[Charts and diagrams as code]
..........
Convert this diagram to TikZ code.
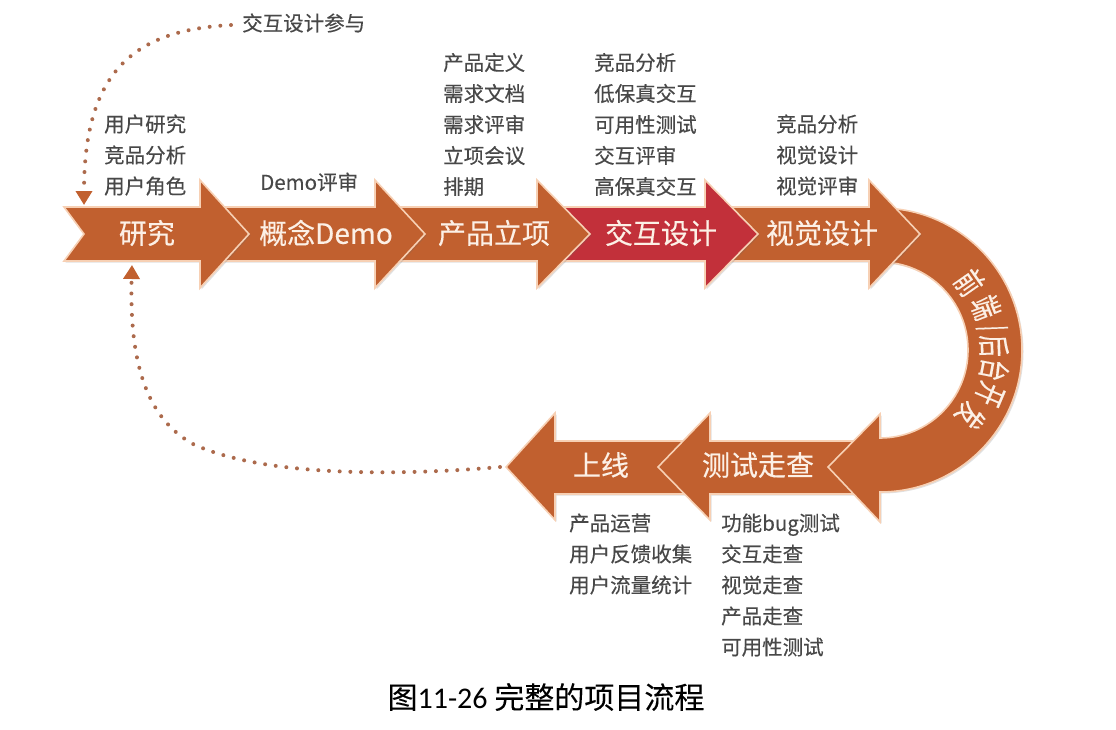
\documentclass[tikz,border=0pt]{standalone}
\usepackage{fontspec}
\setmainfont{Noto Sans CJK SC}[FakeBold=0.35]
\newfontfamily\capcjk{Noto Sans CJK SC}[FakeBold=0.15]
\newfontfamily\capnum{Carlito}
\usepackage{xcolor}
\usetikzlibrary{arrows.meta,shadows,positioning}
\definecolor{flowbrown}{RGB}{193,96,47}
\definecolor{flowred}{RGB}{194,48,58}
\definecolor{flowedge}{RGB}{247,208,180}
\definecolor{flowtext}{RGB}{252,240,230}
\definecolor{flowlabel}{RGB}{72,72,72}
\definecolor{flowdot}{RGB}{172,106,76}
\newcommand{\slashch}{/}
\tikzstyle{flowarrow} = [draw=flowedge, fill=flowbrown, line width=1.6pt, line join=miter, drop shadow={shadow xshift=1.5pt, shadow yshift=-1.5pt, opacity=0.2, fill=black!60}]
\tikzstyle{steptext} = [text=flowtext, font=\fontsize{28}{30}\selectfont, inner sep=0pt]
\tikzstyle{arctext} = [text=flowtext, font=\fontsize{27}{28}\selectfont, inner sep=0pt]
\tikzstyle{tasklist} = [text=flowlabel, anchor=west, align=left, inner sep=0pt, font=\fontsize{20.5}{31}\selectfont]
\tikzstyle{dotline} = [flowdot, line width=4pt, line cap=round, dash pattern=on 0pt off 10.7pt, -{Triangle[width=16pt,length=14pt,flowbrown]}]
\begin{document}
\begin{tikzpicture}[x=1pt, y=-1pt]
\useasboundingbox (0,0) rectangle (1116,729);

% Lower row, right to left
\draw[flowarrow] (700,441) -- (555,441) -- (555,413) -- (506,467) -- (555,520) -- (555,494) -- (700,494) -- cycle;
\draw[flowarrow] (860,441) -- (710,441) -- (710,413) -- (658,467) -- (710,520) -- (710,494) -- (860,494) -- cycle;

% Curved arrow
\draw[flowarrow] (880,208) .. controls (958.4,208) and (1022,271.6) .. (1022,350) .. controls (1022,428.4) and (958.4,492) .. (880,492) -- (880,522) -- (828,467) -- (880,414) -- (880,438) .. controls (928.6,438) and (968,398.6) .. (968,350) .. controls (968,301.4) and (928.6,262) .. (880,262) -- cycle;

% Upper row, drawn back to front
\draw[flowarrow] (725,207) -- (869,207) -- (869,180) -- (920,234) -- (869,288) -- (869,261) -- (725,261) -- cycle;
\draw[flowarrow, fill=flowred] (558,207) -- (705,207) -- (705,180) -- (758,234) -- (705,288) -- (705,261) -- (558,261) -- cycle;
\draw[flowarrow] (393,207) -- (537,207) -- (537,180) -- (590,234) -- (537,288) -- (537,261) -- (393,261) -- cycle;
\draw[flowarrow] (218,207) -- (375,207) -- (375,180) -- (425,234) -- (375,288) -- (375,261) -- (218,261) -- cycle;
\draw[flowarrow] (64,207) -- (200,207) -- (200,180) -- (249,234) -- (200,288) -- (200,261) -- (64,261) -- (84,234) -- cycle;

% Step names
\node (research) [steptext] at (147,233) {研究};
\node (concept) [steptext] at (326,233) {概念Demo};
\node (project) [steptext] at (494,233) {产品立项};
\node (interact) [steptext] at (661,233) {交互设计};
\node (visual) [steptext] at (822,233) {视觉设计};
\node (online) [steptext] at (601,465) {上线};
\node (walk) [steptext] at (758,465) {测试走查};

% Text along the curve
\foreach \ch/\ang/\rad/\rot [count=\i] in {前/-37/112/-55, 端/-22/114/-69, \slashch/-11/114/-76, 后/-2/114/-88, 台/10/116/-101, 开/22/118/-113, 发/36/112/-126}
  \node (dev\i) [arctext, rotate=\rot] at ([shift={(880,350)}]\ang:\rad) {\scalebox{0.82}[1.2]{\ch}};

% Task lists
\node (researchlist) [tasklist] at (104,155) {用户研究\\竞品分析\\用户角色};
\node (conceptlist) [tasklist] at (260,182) {Demo评审};
\node (projectlist) [tasklist] at (443,124.5) {产品定义\\需求文档\\需求评审\\立项会议\\排期};
\node (interactlist) [tasklist] at (594,124.5) {竞品分析\\低保真交互\\可用性测试\\交互评审\\高保真交互};
\node (visuallist) [tasklist] at (776,155) {竞品分析\\视觉设计\\视觉评审};
\node (onlinelist) [tasklist] at (569,554) {产品运营\\用户反馈收集\\用户流量统计};
\node (walklist) [tasklist] at (721,585) {功能bug测试\\交互走查\\视觉走查\\产品走查\\可用性测试};
\node (joinlabel) [tasklist] at (242,23) {交互设计参与};

% Dotted loops
\coordinate (joinstart) at (231,25);
\coordinate (joinend) at (84,205);
\coordinate (onlinetip) at (500,467);
\coordinate (loopbend) at (193,444);
\coordinate (backend) at (132,265);
\draw[dotline] (joinstart) .. controls (135,30) and (84,70) .. (joinend);
\draw[dotline] (onlinetip) .. controls (420,474) and (270,480) .. (loopbend) .. controls (150,420) and (129,370) .. (backend);

% Caption
\node (caption) [font=\fontsize{30}{32}\selectfont\capcjk, text=black, inner sep=0pt] at (546,697) {图{\capnum 11-26} 完整的项目流程};
\end{tikzpicture}
\end{document}
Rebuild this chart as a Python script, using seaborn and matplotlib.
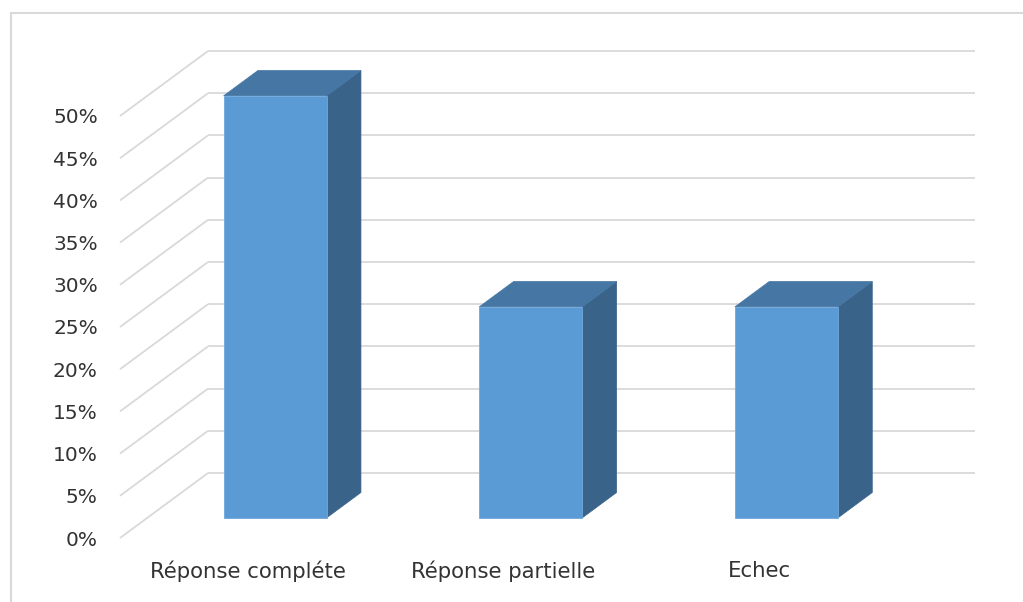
..........
Aim: Transcribe all of the records above character for character. Exclude the pictures.

Task result:
Convert this diagram to TikZ code.
\documentclass[tikz,border=0pt]{standalone}
\usepackage{fontspec}
\setmainfont{Noto Sans CJK SC}[FakeBold=0.35]
\newfontfamily\capcjk{Noto Sans CJK SC}[FakeBold=0.15]
\newfontfamily\capnum{Carlito}
\usepackage{xcolor}
\usetikzlibrary{arrows.meta,shadows,positioning}
\definecolor{flowbrown}{RGB}{193,96,47}
\definecolor{flowred}{RGB}{194,48,58}
\definecolor{flowedge}{RGB}{247,208,180}
\definecolor{flowtext}{RGB}{252,240,230}
\definecolor{flowlabel}{RGB}{72,72,72}
\definecolor{flowdot}{RGB}{172,106,76}
\newcommand{\slashch}{/}
\tikzstyle{flowarrow} = [draw=flowedge, fill=flowbrown, line width=1.6pt, line join=miter, drop shadow={shadow xshift=1.5pt, shadow yshift=-1.5pt, opacity=0.2, fill=black!60}]
\tikzstyle{steptext} = [text=flowtext, font=\fontsize{28}{30}\selectfont, inner sep=0pt]
\tikzstyle{arctext} = [text=flowtext, font=\fontsize{27}{28}\selectfont, inner sep=0pt]
\tikzstyle{tasklist} = [text=flowlabel, anchor=west, align=left, inner sep=0pt, font=\fontsize{20.5}{31}\selectfont]
\tikzstyle{dotline} = [flowdot, line width=4pt, line cap=round, dash pattern=on 0pt off 10.7pt, -{Triangle[width=16pt,length=14pt,flowbrown]}]
\begin{document}
\begin{tikzpicture}[x=1pt, y=-1pt]
\useasboundingbox (0,0) rectangle (1116,729);

% Lower row, right to left
\draw[flowarrow] (700,441) -- (555,441) -- (555,413) -- (506,467) -- (555,520) -- (555,494) -- (700,494) -- cycle;
\draw[flowarrow] (860,441) -- (710,441) -- (710,413) -- (658,467) -- (710,520) -- (710,494) -- (860,494) -- cycle;

% Curved arrow
\draw[flowarrow] (880,208) .. controls (958.4,208) and (1022,271.6) .. (1022,350) .. controls (1022,428.4) and (958.4,492) .. (880,492) -- (880,522) -- (828,467) -- (880,414) -- (880,438) .. controls (928.6,438) and (968,398.6) .. (968,350) .. controls (968,301.4) and (928.6,262) .. (880,262) -- cycle;

% Upper row, drawn back to front
\draw[flowarrow] (725,207) -- (869,207) -- (869,180) -- (920,234) -- (869,288) -- (869,261) -- (725,261) -- cycle;
\draw[flowarrow, fill=flowred] (558,207) -- (705,207) -- (705,180) -- (758,234) -- (705,288) -- (705,261) -- (558,261) -- cycle;
\draw[flowarrow] (393,207) -- (537,207) -- (537,180) -- (590,234) -- (537,288) -- (537,261) -- (393,261) -- cycle;
\draw[flowarrow] (218,207) -- (375,207) -- (375,180) -- (425,234) -- (375,288) -- (375,261) -- (218,261) -- cycle;
\draw[flowarrow] (64,207) -- (200,207) -- (200,180) -- (249,234) -- (200,288) -- (200,261) -- (64,261) -- (84,234) -- cycle;

% Step names
\node (research) [steptext] at (147,233) {研究};
\node (concept) [steptext] at (326,233) {概念Demo};
\node (project) [steptext] at (494,233) {产品立项};
\node (interact) [steptext] at (661,233) {交互设计};
\node (visual) [steptext] at (822,233) {视觉设计};
\node (online) [steptext] at (601,465) {上线};
\node (walk) [steptext] at (758,465) {测试走查};

% Text along the curve
\foreach \ch/\ang/\rad/\rot [count=\i] in {前/-37/112/-55, 端/-22/114/-69, \slashch/-11/114/-76, 后/-2/114/-88, 台/10/116/-101, 开/22/118/-113, 发/36/112/-126}
  \node (dev\i) [arctext, rotate=\rot] at ([shift={(880,350)}]\ang:\rad) {\scalebox{0.82}[1.2]{\ch}};

% Task lists
\node (researchlist) [tasklist] at (104,155) {用户研究\\竞品分析\\用户角色};
\node (conceptlist) [tasklist] at (260,182) {Demo评审};
\node (projectlist) [tasklist] at (443,124.5) {产品定义\\需求文档\\需求评审\\立项会议\\排期};
\node (interactlist) [tasklist] at (594,124.5) {竞品分析\\低保真交互\\可用性测试\\交互评审\\高保真交互};
\node (visuallist) [tasklist] at (776,155) {竞品分析\\视觉设计\\视觉评审};
\node (onlinelist) [tasklist] at (569,554) {产品运营\\用户反馈收集\\用户流量统计};
\node (walklist) [tasklist] at (721,585) {功能bug测试\\交互走查\\视觉走查\\产品走查\\可用性测试};
\node (joinlabel) [tasklist] at (242,23) {交互设计参与};

% Dotted loops
\coordinate (joinstart) at (231,25);
\coordinate (joinend) at (84,205);
\coordinate (onlinetip) at (500,467);
\coordinate (loopbend) at (193,444);
\coordinate (backend) at (132,265);
\draw[dotline] (joinstart) .. controls (135,30) and (84,70) .. (joinend);
\draw[dotline] (onlinetip) .. controls (420,474) and (270,480) .. (loopbend) .. controls (150,420) and (129,370) .. (backend);

% Caption
\node (caption) [font=\fontsize{30}{32}\selectfont\capcjk, text=black, inner sep=0pt] at (546,697) {图{\capnum 11-26} 完整的项目流程};
\end{tikzpicture}
\end{document}
Rebuild this chart as a Python script, using seaborn and matplotlib.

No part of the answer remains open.